Verpackung nur zu zwei Dritteln gefüllt

Die Verbraucherzentrale Baden-Württemberg hatte unter dem Vorwurf, unlautere Werbung für das betroffene Waschgel zu betreiben, gegen L’Oréal geklagt. In einem Online-Shop wurde das Produkt in einer 100ml fassenden Kunststofftube beworben. Auf dem Produktbild wurde sie auf dem Deckel stehend gezeigt.

Dabei war der untere Teil der Tube beginnend am Deckel transparent gestaltet, sodass man das orangefarbene Gel durch die Verpackung hindurch erkennen konnte. Der restliche Bereich der Tube war bis hin zur Pfalz am oberen Ende nicht mehr durchsichtig, sondern silberfarben.

Hat L’Oréal Verbraucher getäuscht?

Das Problem daran war jedoch, dass die Tube lediglich im durchsichtigen Bereich und bis kurz über den nicht mehr transparenten Bereich mit Waschgel gefüllt war. Mit der dargestellten Werbung erwecke das Unternehmen jedoch den irrtümlichen Eindruck einer „tatsächlich nicht gegebene nahezu vollständige Befüllung der Tube" – so die Verbraucherschützer. Aus diesem Grund erhoben sie die Unterlassungsklage gegen L’Oréal.

Vorinstanzlich hatte der Verbraucherverband vor dem Oberlandesgericht Düsseldorf damit noch keinen Erfolg. Den Richtern zufolge müsse man differenzieren: Einerseits stelle die beworbene Verpackung einen Verstoß gegen § 3a des Gesetzes gegen den unlauteren Wettbewerb (UWG) in Verbindung mit § 43 Abs. 2 Mess- und Eichgesetz (MessEG) für den Fall dar, dass sie "eine größere Füllmenge als vorhanden vortäusche, wenn der Verbraucher sie im Rahmen des Erwerbs im Laden in Originalgröße wahrnehme".
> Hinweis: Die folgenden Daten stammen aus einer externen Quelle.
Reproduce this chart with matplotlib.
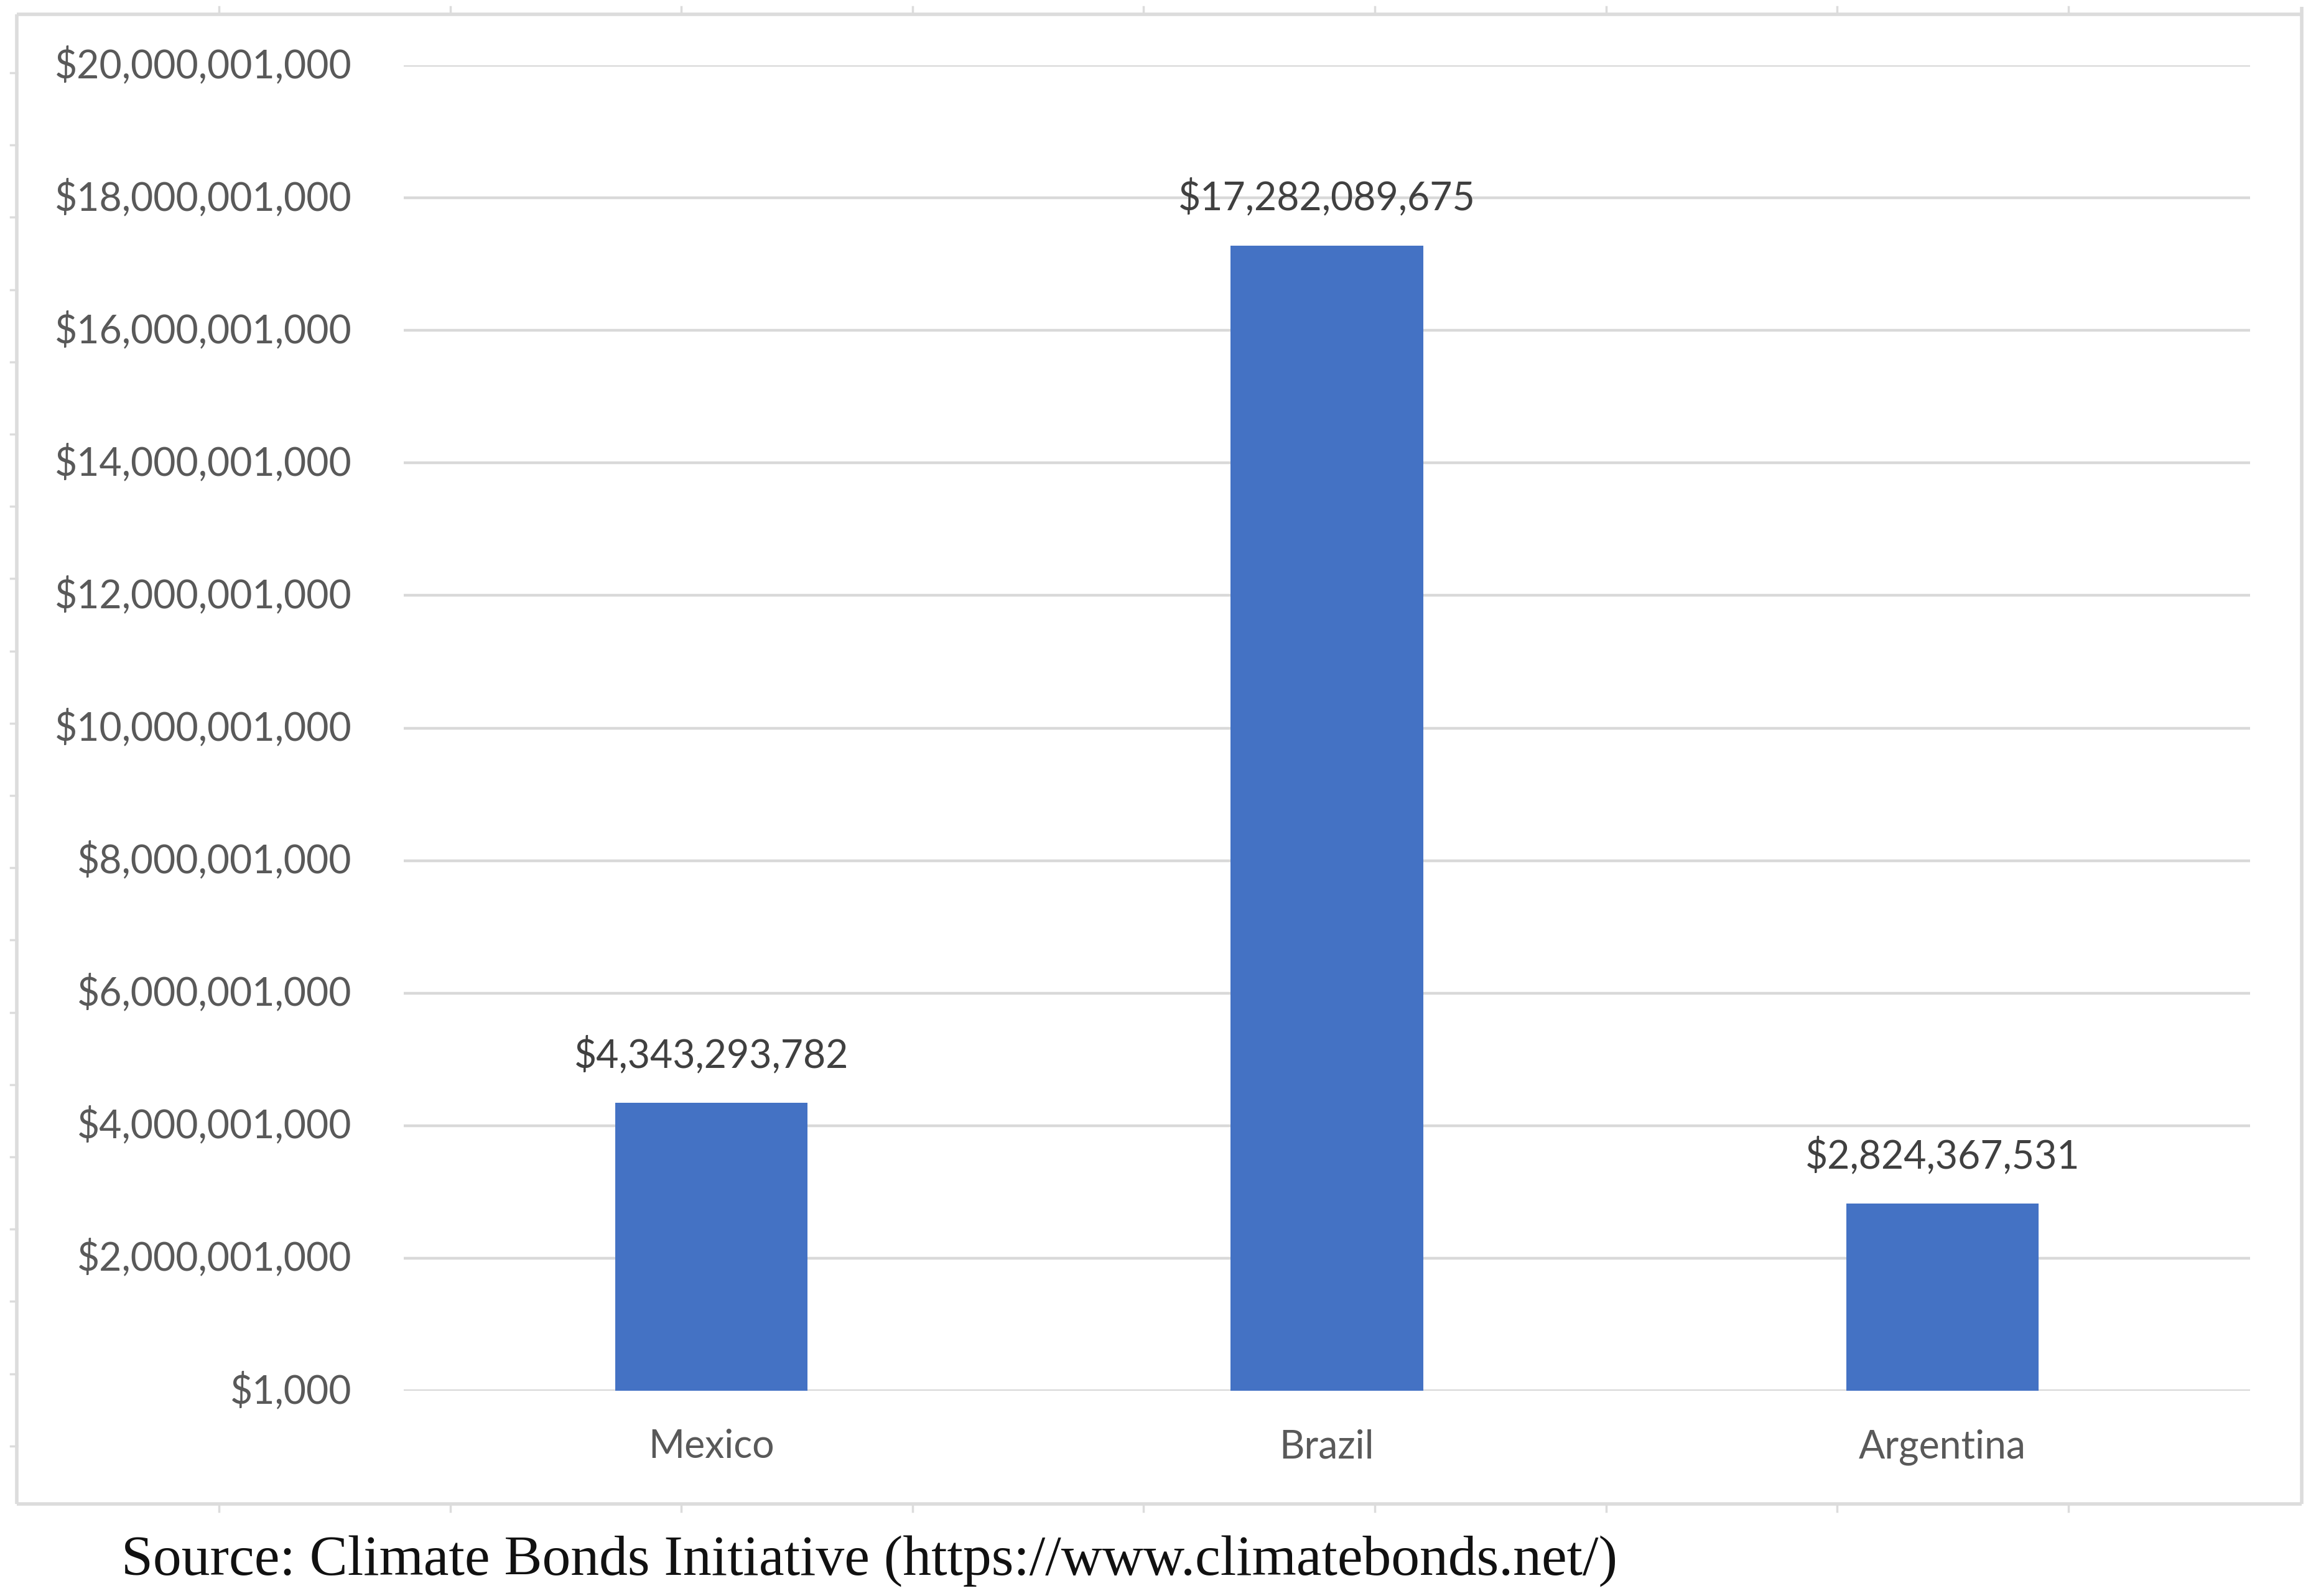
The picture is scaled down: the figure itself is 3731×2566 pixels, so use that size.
import matplotlib
matplotlib.use("Agg")
import matplotlib.pyplot as plt
from matplotlib.lines import Line2D

# ---- data ----
countries = ["Mexico", "Brazil", "Argentina"]
amounts = [4343293782, 17282089675, 2824367531]
amount_labels = ["$4,343,293,782", "$17,282,089,675", "$2,824,367,531"]
y_ticks = [1000, 2000001000, 4000001000, 6000001000, 8000001000, 10000001000,
           12000001000, 14000001000, 16000001000, 18000001000, 20000001000]
y_tick_labels = ["$1,000", "$2,000,001,000", "$4,000,001,000", "$6,000,001,000",
                 "$8,000,001,000", "$10,000,001,000", "$12,000,001,000",
                 "$14,000,001,000", "$16,000,001,000", "$18,000,001,000",
                 "$20,000,001,000"]
source_text = "Source: Climate Bonds Initiative (https://www.climatebonds.net/)"

W, H = 3731, 2566
DPI = 100
fig = plt.figure(figsize=(W / DPI, H / DPI), dpi=DPI)
fig.patch.set_facecolor("white")

def fx(px):
    return px / W

def fy(py):
    return 1 - py / H

# axes placement (pixel coords of plot area)
left, right, top, bottom = 649, 3617, 105, 2236
ax = fig.add_axes([fx(left), fy(bottom), fx(right) - fx(left), fy(top) - fy(bottom)])

x = list(range(len(countries)))
bars = ax.bar(x, amounts, width=0.313, color="#4472C4", zorder=3)

ax.set_xlim(-0.5, len(countries) - 0.5)
ax.set_ylim(y_ticks[0], y_ticks[-1])
ax.set_yticks(y_ticks)
ax.set_yticklabels(y_tick_labels, fontfamily="Lato", fontsize=45, color="#595959",
                   va="center")
ax.set_xticks(x)
ax.set_xticklabels(countries, fontfamily="Lato", fontsize=45, color="#595959")
ax.tick_params(axis="y", length=0, pad=60)
ax.tick_params(axis="x", length=0, pad=44)

ax.grid(axis="y", color="#d9d9d9", linewidth=3.2, zorder=0)
ax.set_axisbelow(True)
for s in ax.spines.values():
    s.set_visible(False)

for xi, val, lab in zip(x, amounts, amount_labels):
    ax.annotate(lab, xy=(xi, val), xytext=(0, 41), textcoords="offset points",
                ha="center", va="baseline", fontfamily="Lato", fontsize=45,
                color="#404040")

# outer chart-area border with ruler-like ticks
bc = "#dcdcdc"
blw = 4.0
bl, bt, br, bb = 27, 23, 3700, 2418
for (x0, y0, x1, y1) in [(bl, bt, br, bt), (bl, bb, br, bb), (bl, bt, bl, bb), (br, bt - 12, br, bb)]:
    fig.add_artist(Line2D([fx(x0), fx(x1)], [fy(y0), fy(y1)], color=bc, lw=blw,
                          solid_capstyle="butt"))
for k in range(9):
    xp = 352 + 371.6 * k
    fig.add_artist(Line2D([fx(xp), fx(xp)], [fy(bt), fy(bt - 12)], color=bc, lw=2.5))
    fig.add_artist(Line2D([fx(xp), fx(xp)], [fy(bb), fy(bb + 12)], color=bc, lw=2.5))
for k in range(20):
    yp = 117 + 116.2 * k
    fig.add_artist(Line2D([fx(bl), fx(bl - 10)], [fy(yp), fy(yp)], color=bc, lw=2.5))

fig.text(fx(195), fy(2532), source_text, fontfamily="Liberation Serif", fontsize=66,
         color="#111111", ha="left", va="baseline")

fig.savefig("out.png", dpi=DPI, facecolor="white")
Andererseits sei die Verpackung hier in einem Online-Shop vertrieben worden, sodass es an der Spürbarkeit des Verstoßes gegen § 43 Abs. 2 MessEG fehle. Begründet wurde dies damit, dass dem kaufenden Verbraucher beim Onlineshopping die genaue Größe der Verpackung verborgen bleibe.

BGH: Werbung für Mogelpackungen ist irreführend

Dies sahen die Richter des Bundesgerichtshofs nun anders. Das OLG Düsseldorf habe mit der gefassten Urteilsbegründung einen Unterlassungsanspruch aus UWG und MessEG nicht verneinen dürfen. Hier handele es sich um Handlungen von Unternehmern gegenüber Verbrauchern, sodass es § 43 Abs. 2 MessEG wegen der vollharmonisierenden Wirkung von Art. 3 und 4 der Richtlinie 2005/29/EG über unlautere Geschäftspraktiken nicht zur Anwendung komme. Maßgeblich für die Beurteilung, ob eine Irreführung durch L’Oréal vorliege, sei daher § 5 UWG. Die Karlsruher Richter bejahten eine solche Irreführung.Darüber hinaus lagen auch keine technischen Erfordernisse vor, welche die verminderte Füllmenge rechtfertigten.

Das Vorliegen einer Irreführung gelte unabhängig davon, auf welchem Wege das Produkt vertrieben wird. Demnach sei der Schutzzweck der Regelung immer dann betroffen, wenn eine Verpackung den Käufer in der Art ihrer Gestaltung und Befüllung in relevantem Umfang über ihre relative Füllmenge täuscht. Das Verbot irreführender Werbung gilt also gleichermaßen bei Fotos in Online-Shops und bei Waren im Ladenregal.

L’Oréal wurde daher vom BGH zur Unterlassung der irreführenden Werbung mit Mogelpackungen verurteilt.